Canadian border agents are only seizing a fraction of the guns being smuggled into Canada.
Statistics obtained by Canada’s National Observer show that thousands of smuggled firearms are making it onto Canadian streets, forcing Public Safety Minister Marco Mendicino to concede in an interview: “We need to do more.”
To see what he’s up against, you only have to look at some recent numbers.
For instance, in 2021, the Canada Border Services Agency seized 1,113 firearms at the borders.
That same year inside the country, RCMP and other police agencies seized 30,349 firearms.
The border agency is catching less than four per cent of the firearms that police are nabbing on the streets.
Public Safety Minister @marcomendicino concedes more needs to be done to combat gun smuggling in Canada. He talks with @CamillaBains as startling statistics show huge discrepancies in firearm seizures. #cdnpoli #GunControl #CBSA
These discrepancies are contained in a sessional paper the federal government released in response to a question by Saskatchewan Conservative MP Randy Hoback, whose party did not respond to an interview request.
Tighter gun laws may lead to higher demand for smuggled firearms
Despite the public safety minister’s denial that most of the smuggled firearms come from beyond our borders, Criminal Intelligence Service Canada, the federal agency that combats organized crime, says most successfully traced handguns in Ontario used in violent crimes come from the United States.
NDP public safety critic Alistair MacGregor says the gun-seizure data shows how widespread the problem is.
“There is a cost to being a neighbour with the United States, which, of course, has many, many millions of guns in circulation,” says MacGregor.
But the issue is complex, he says.
“Legislation by itself is not going to solve a complex problem like gun crime,” says MacGregor. “It is an important part of the puzzle, but it has to be partnered with effective policy and adequate resources.”
“Handguns were the most serious weapon present in the majority of firearm-related violent crimes … between 2009 and 2014 (59 per cent) and between 2015 and 2020 (59 per cent),” according to a report Mary Allen wrote for the Canadian Centre for Justice and Community Safety Statistics.
Allen’s report also points out there’s still a lot of crucial information about these firearms we don’t know.
“There is little information currently collected about the characteristics of these firearms, such as details about the exact type of gun, who owned it (e.g., accused, victim, or someone else), how it was stored, or whether the owner was licensed.
In addition, while some police services collect information on shootings, there is no consistent definition of a shooting applied by police services in Canada, nor are there consistent criteria used to assess whether a shooting actually occurred (e.g., a witness heard shots fired, bullet casings found).”
The federal government is banking on legislation to combat this long-standing problem.
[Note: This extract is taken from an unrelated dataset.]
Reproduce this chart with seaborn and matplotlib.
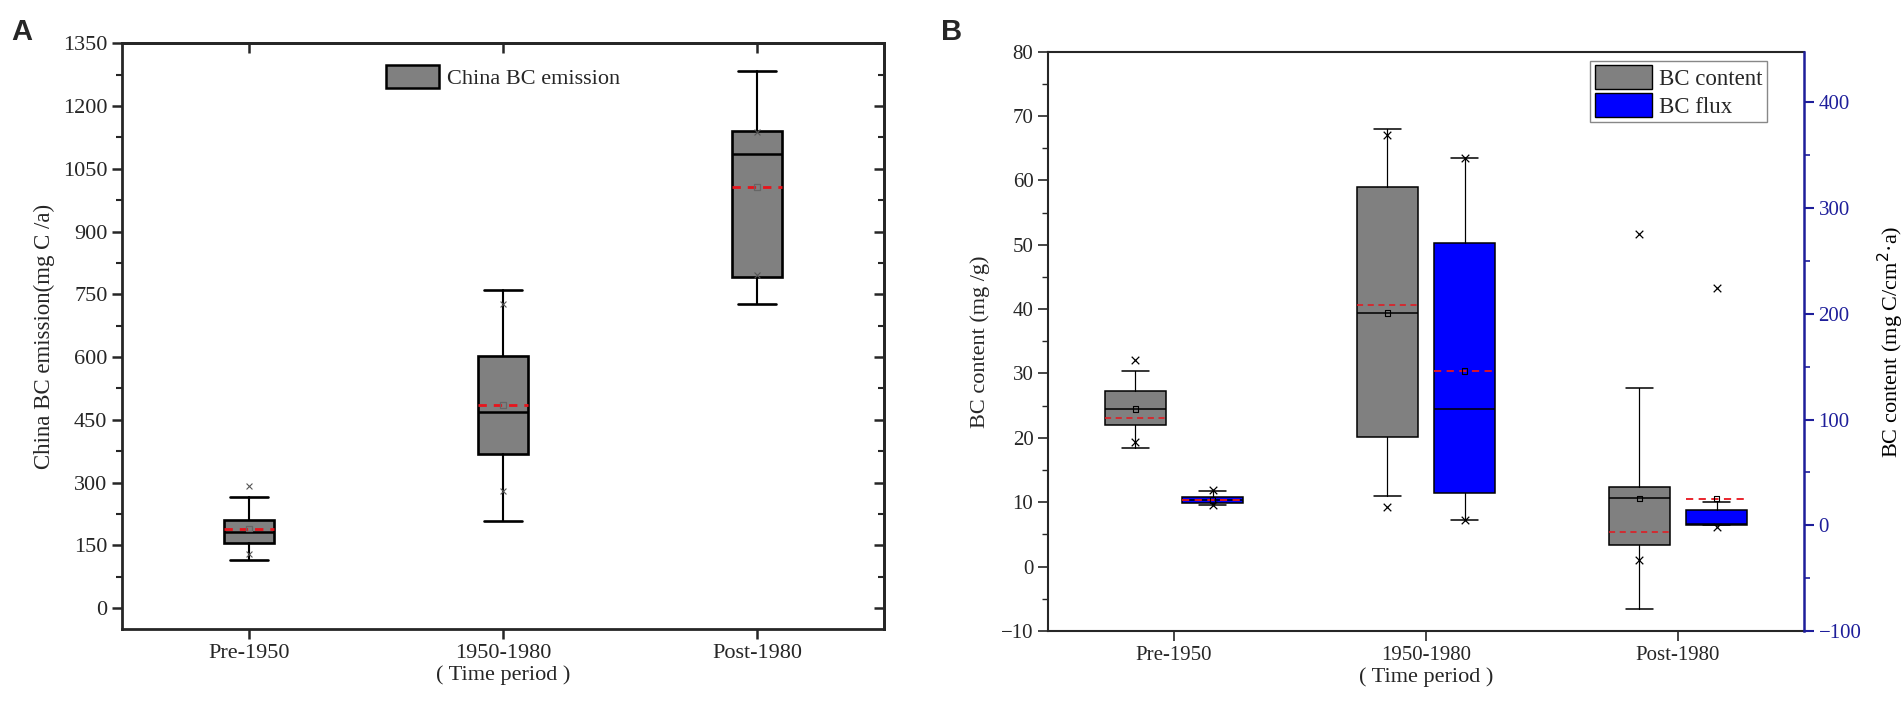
import numpy as np
import matplotlib
matplotlib.use("Agg")
import matplotlib.pyplot as plt
from matplotlib.patches import Patch
from matplotlib.ticker import MultipleLocator
import seaborn as sns

sns.set_style("ticks")
plt.rcParams['font.family'] = ['Liberation Serif', 'DejaVu Serif']

periods = ["Pre-1950", "1950-1980", "Post-1980"]

# panel A: China BC emission (mg C/a)
emis_whislo = [116, 209, 727]
emis_q1 = [155.5, 369.5, 792]
emis_med = [180.8, 468, 1085]
emis_q3 = [209.5, 602, 1140]
emis_whishi = [266.6, 761, 1284]
emis_mean = [190, 485, 1007]
emis_low_x = [128.7, 280.4, 795]
emis_high_x = [292.7, 728, 1137]

# panel B: BC content (mg/g), left axis
cont_whislo = [18.5, 11.0, -6.65]
cont_q1 = [22.0, 20.1, 3.3]
cont_med = [24.5, 39.4, 10.6]
cont_q3 = [27.3, 58.9, 12.3]
cont_whishi = [30.4, 67.9, 27.7]
cont_mean = [24.5, 39.4, 10.6]
cont_red = [23.1, 40.7, 5.4]
cont_low_x = [19.3, 9.25, 1.0]
cont_high_x = [32.1, 67.1, 51.6]

# panel B: BC flux (mg C/cm2 a), right axis
flux_whislo = [19.2, 4.7, 0.3]
flux_q1 = [21.1, 30.2, 0.0]
flux_med = [23.9, 109.6, 0.8]
flux_q3 = [26.8, 266.9, 14.5]
flux_whishi = [32.4, 347.6, 21.7]
flux_mean = [23.9, 145.8, 25.5]
flux_red = [23.9, 145.8, 24.6]
flux_low_x = [19.2, 4.7, -1.3]
flux_high_x = [33.4, 347.6, 224.4]


def make_stats(lo, q1, med, q3, hi):
    return [dict(whislo=a, q1=b, med=c, q3=d, whishi=e, fliers=[])
            for a, b, c, d, e in zip(lo, q1, med, q3, hi)]


def draw_boxes(ax, stats, pos, width, face, lw, mlw, capw):
    ax.bxp(stats, positions=pos, widths=width, capwidths=capw, patch_artist=True,
           showfliers=False,
           boxprops=dict(facecolor=face, edgecolor="black", linewidth=lw),
           medianprops=dict(color="black", linewidth=mlw),
           whiskerprops=dict(color="black", linewidth=lw * 0.8),
           capprops=dict(color="black", linewidth=lw))


navy = "#1e1e9a"
red = "#e8141c"

fig = plt.figure(figsize=(19.04, 7.04), dpi=100)
axA = fig.add_axes([0.0641, 0.1065, 0.4002, 0.832])
axB = fig.add_axes([0.5504, 0.1037, 0.3971, 0.823])

# ---------- panel A ----------
posA = np.arange(len(periods))
wA = 0.2
draw_boxes(axA, make_stats(emis_whislo, emis_q1, emis_med, emis_q3, emis_whishi),
           posA, wA, "#808080", 1.9, 1.8, 0.15)
axA.hlines(emis_mean, posA - wA / 2, posA + wA / 2, colors=red, linestyles=(0, (3, 2.5)),
           linewidth=2.0, zorder=4)
axA.scatter(posA, emis_mean, marker="s", s=16, facecolors="none", edgecolors="#666666",
            linewidths=0.9, zorder=5)
sns.scatterplot(x=np.concatenate([posA, posA]), y=emis_low_x + emis_high_x, marker="x",
                s=18, color="#555555", linewidth=0.8, ax=axA, zorder=5)

axA.set_xlim(-0.5, 2.5)
axA.set_ylim(-50, 1350)
axA.set_xticks(posA)
axA.set_xticklabels(periods)
axA.set_xlabel("( Time period )", fontsize=16, labelpad=2)
axA.set_ylabel("China BC emission(mg C /a)", fontsize=16.5, labelpad=6)
axA.yaxis.set_major_locator(MultipleLocator(150))
axA.yaxis.set_minor_locator(MultipleLocator(75))
axA.tick_params(axis="both", which="major", labelsize=16, length=7, width=1.8,
                direction="out")
axA.tick_params(axis="y", which="minor", length=4, width=1.5, direction="out")

# inward ticks on the top and right frame
topA = axA.secondary_xaxis("top")
topA.set_xticks(posA, labels=[])
topA.tick_params(direction="in", length=7, width=1.8)
rightA = axA.secondary_yaxis("right")
rightA.yaxis.set_major_locator(MultipleLocator(150))
rightA.yaxis.set_minor_locator(MultipleLocator(75))
rightA.tick_params(which="major", direction="in", length=7, width=1.8, labelright=False)
rightA.tick_params(which="minor", direction="in", length=4, width=1.5)
for ax in [axA, topA, rightA]:
    for s in ax.spines.values():
        s.set_linewidth(2)

axA.legend(handles=[Patch(facecolor="#808080", edgecolor="black", linewidth=1.8,
                          label="China BC emission")],
           loc="upper center", bbox_to_anchor=(0.5, 0.985), frameon=False, fontsize=16,
           handlelength=2.4, handleheight=1.2, handletextpad=0.35, borderaxespad=0.2)

fig.text(0.006, 0.975, "A", fontsize=21, fontweight="bold", family="Liberation Sans",
         va="top", ha="left")

# ---------- panel B ----------
posB = np.arange(len(periods))
off = 0.153
wB = 0.245
ax2 = axB.twinx()
draw_boxes(axB, make_stats(cont_whislo, cont_q1, cont_med, cont_q3, cont_whishi),
           posB - off, wB, "#808080", 1.1, 1.1, 0.11)
axB.hlines(cont_red, posB - off - wB / 2, posB - off + wB / 2, colors=red,
           linestyles=(0, (4, 3)), linewidth=1.1, zorder=4)
axB.scatter(posB - off, cont_mean, marker="s", s=16, facecolors="none", edgecolors="black",
            linewidths=0.8, zorder=5)
sns.scatterplot(x=np.concatenate([posB - off, posB - off]), y=cont_low_x + cont_high_x,
                marker="x", s=30, color="black", linewidth=0.9, ax=axB, zorder=5)

draw_boxes(ax2, make_stats(flux_whislo, flux_q1, flux_med, flux_q3, flux_whishi),
           posB + off, wB, "#0000ff", 1.1, 1.1, 0.11)
ax2.hlines(flux_red, posB + off - wB / 2, posB + off + wB / 2, colors=red,
           linestyles=(0, (4, 3)), linewidth=1.3, zorder=4)
ax2.scatter(posB + off, flux_mean, marker="s", s=16, facecolors="none", edgecolors="black",
            linewidths=0.8, zorder=5)
sns.scatterplot(x=np.concatenate([posB + off, posB + off]), y=flux_low_x + flux_high_x,
                marker="x", s=30, color="black", linewidth=0.9, ax=ax2, zorder=5)

axB.set_xlim(-0.5, 2.5)
axB.set_ylim(-10, 80)
ax2.set_ylim(-100, 448)
axB.set_xticks(posB)
axB.set_xticklabels(periods)
axB.set_xlabel("( Time period )", fontsize=16, labelpad=2)
axB.set_ylabel("BC content (mg /g)", fontsize=16, labelpad=8)
ax2.set_ylabel("BC content (mg C/cm$^2$·a)", fontsize=16, labelpad=10)
axB.yaxis.set_major_locator(MultipleLocator(10))
axB.yaxis.set_minor_locator(MultipleLocator(5))
ax2.yaxis.set_major_locator(MultipleLocator(100))
ax2.yaxis.set_minor_locator(MultipleLocator(50))
axB.tick_params(axis="both", which="major", labelsize=15, length=7, width=1.2,
                direction="out")
axB.tick_params(axis="y", which="minor", length=4, width=1.0, direction="out")
ax2.tick_params(axis="y", which="major", labelsize=15, length=7, width=1.5,
                colors=navy, direction="out")
ax2.tick_params(axis="y", which="minor", length=4, width=1.2, colors=navy,
                direction="out")
ax2.yaxis.label.set_color("black")
for s in axB.spines.values():
    s.set_linewidth(1.5)
axB.spines["right"].set_visible(False)
for k, s in ax2.spines.items():
    s.set_visible(k == "right")
ax2.spines["right"].set_color(navy)
ax2.spines["right"].set_linewidth(1.8)

leg = ax2.legend(handles=[Patch(facecolor="#808080", edgecolor="black", label="BC content"),
                          Patch(facecolor="#0000ff", edgecolor="black", label="BC flux")],
                 loc="upper right", bbox_to_anchor=(0.951, 0.9845), fontsize=16.5,
                 handlelength=2.5, handleheight=1.2, handletextpad=0.3,
                 labelspacing=0.15, borderpad=0.2, borderaxespad=0, fancybox=False,
                 framealpha=1)
leg.get_frame().set_edgecolor("#888888")
leg.get_frame().set_linewidth(1.0)

fig.text(0.494, 0.975, "B", fontsize=21, fontweight="bold", family="Liberation Sans",
         va="top", ha="left")

fig.savefig("out.png", dpi=100)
But the question of how best to crack down on gun smuggling is one that legislation may be unable to solve — at least in the short term.
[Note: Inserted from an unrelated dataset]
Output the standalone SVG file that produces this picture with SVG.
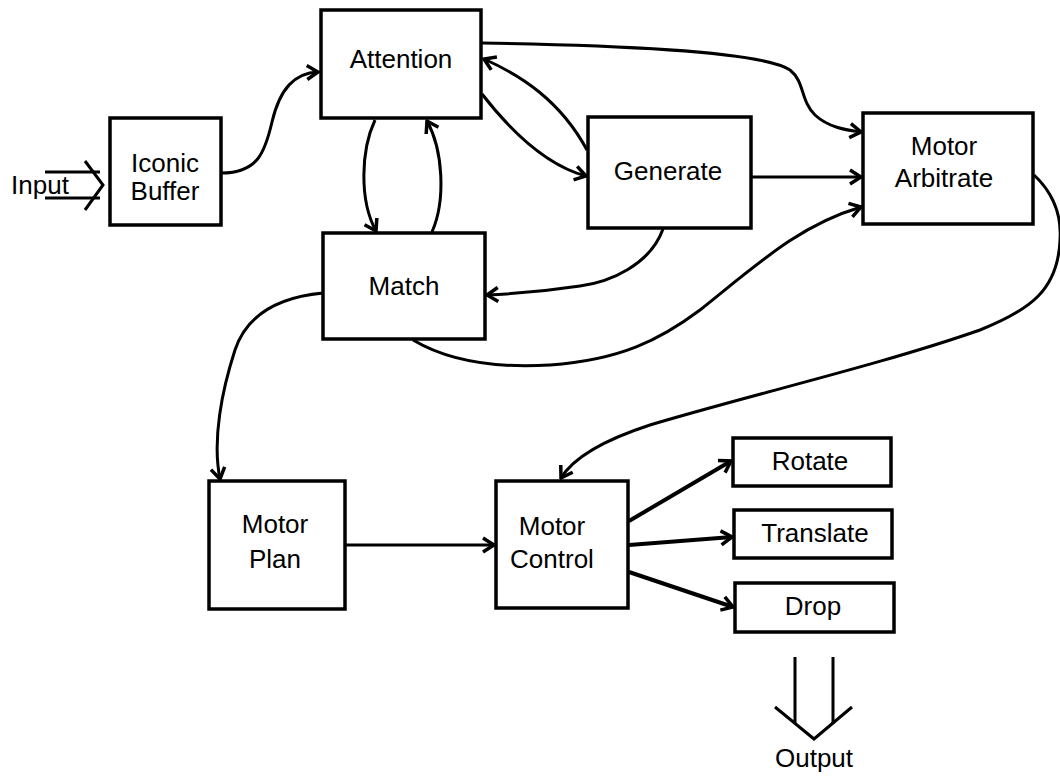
<svg xmlns="http://www.w3.org/2000/svg" width="1060" height="776" viewBox="0 0 1060 776">
<defs>
<style>
.box{fill:#fff;stroke:#000;stroke-width:3.5}
.t{font-family:"Liberation Sans",Arial,sans-serif;font-size:26px;fill:#000;text-anchor:middle}
.c{fill:none;stroke:#000;stroke-width:3;marker-end:url(#ah)}
.c4{fill:none;stroke:#000;stroke-width:4;marker-end:url(#ah)}
.l{fill:none;stroke:#000;stroke-width:3}
</style>
<marker id="ah" markerUnits="userSpaceOnUse" viewBox="-16 -10 18 20" markerWidth="18" markerHeight="20" refX="0" refY="0" orient="auto">
<path d="M-11,-7 L0,0 L-11,7" fill="none" stroke="#000" stroke-width="3.5" stroke-linejoin="miter"/>
</marker>
</defs>
<rect width="1060" height="776" fill="#fff"/>
<g id="connectors">
<path class="c" d="M221,173 C258,173 265,152 272,122 C280,88 295,73 318,72"/>
<path class="c" d="M375,120 C361,150 359,200 376,231"/>
<path class="c" d="M432,232 C446,200 443,150 427,121"/>
<path class="c" d="M482,94 C510,130 545,165 586,176"/>
<path class="c" d="M587,150 C560,100 520,75 484,59"/>
<path class="c" d="M482,43 C600,45 760,50 790,70 C805,82 800,100 815,115 C828,127 845,130 861,132"/>
<path class="c" d="M751,177 L861,177"/>
<path class="c" d="M413,340 C450,362 500,368 550,365 C620,360 660,340 700,310 C760,262 800,225 861,207"/>
<path class="c" d="M663,229 C650,265 610,282 580,286 C540,292 510,294 487,295"/>
<path class="c" d="M323,293 C270,298 245,320 235,350 C222,390 212,440 220,479"/>
<path class="c" d="M1034,175 C1050,190 1062,210 1060,240 C1058,290 1030,310 980,330 C880,365 750,395 650,425 C610,438 575,455 561,478"/>
<path class="c" d="M345,545 L494,545"/>
<path class="c4" d="M629,521 L731,461"/>
<path class="c4" d="M629,545 L732,537"/>
<path class="c4" d="M629,572 L733,607"/>
</g>
<g id="input">
<path class="l" d="M45,172 L100,172 M45,198 L100,198"/>
<path class="l" d="M85,161 L103,185 L85,210" stroke-width="3.5"/>
<text class="t" x="40" y="194">Input</text>
</g>
<g id="iconic-buffer">
<rect class="box" x="110" y="118" width="111" height="107"/>
<text class="t" x="165" y="172">Iconic</text>
<text class="t" x="165" y="200">Buffer</text>
</g>
<g id="attention">
<rect class="box" x="321" y="10" width="160" height="108"/>
<text class="t" x="401" y="68">Attention</text>
</g>
<g id="match">
<rect class="box" x="323" y="233" width="162" height="106"/>
<text class="t" x="404" y="295">Match</text>
</g>
<g id="generate">
<rect class="box" x="588" y="117" width="163" height="111"/>
<text class="t" x="668" y="180">Generate</text>
</g>
<g id="motor-arbitrate">
<rect class="box" x="863" y="113" width="170" height="111"/>
<text class="t" x="944" y="155">Motor</text>
<text class="t" x="944" y="187">Arbitrate</text>
</g>
<g id="motor-plan">
<rect class="box" x="209" y="481" width="136" height="128"/>
<text class="t" x="275" y="533">Motor</text>
<text class="t" x="275" y="568">Plan</text>
</g>
<g id="motor-control">
<rect class="box" x="496" y="481" width="132" height="127"/>
<text class="t" x="552" y="535">Motor</text>
<text class="t" x="552" y="568">Control</text>
</g>
<g id="rotate">
<rect class="box" x="733" y="438" width="158" height="48"/>
<text class="t" x="810" y="470">Rotate</text>
</g>
<g id="translate">
<rect class="box" x="734" y="510" width="158" height="48"/>
<text class="t" x="815" y="542">Translate</text>
</g>
<g id="drop">
<rect class="box" x="735" y="583" width="159" height="49"/>
<text class="t" x="813" y="615">Drop</text>
</g>
<g id="output">
<path class="l" d="M795,657 L795,724 M833,657 L833,724"/>
<path class="l" d="M775,707 L814,739 L852,707" stroke-width="3.5"/>
<text class="t" x="814" y="767">Output</text>
</g>
</svg>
“There’s a lot of work that needs to be done,” says Mendicino. “And I would say that my top priorities in addition to passing Bill C-21 are going to be to take the next steps to implement the buyback program, which will get the assault-style rifles, AR-15 style rifles out of our communities once and for all.”
Mendicino, who is making the rounds to promote the federal gun policy, believes the Liberals are on their way to accomplish their safety goals.
The data shows it’s clear the Canada Border Service Agency is missing many of the guns coming into the country. Although the seizures have been increasing, the numbers are still low.
The agency will need to do better. But the question is: “How?”
It is also notable that even with the number of firearms police have reported seizing, they are also likely nabbing a tiny percentage of the illegal firearms in circulation.
So, perhaps, Bill C-21 is a start. But is only just that.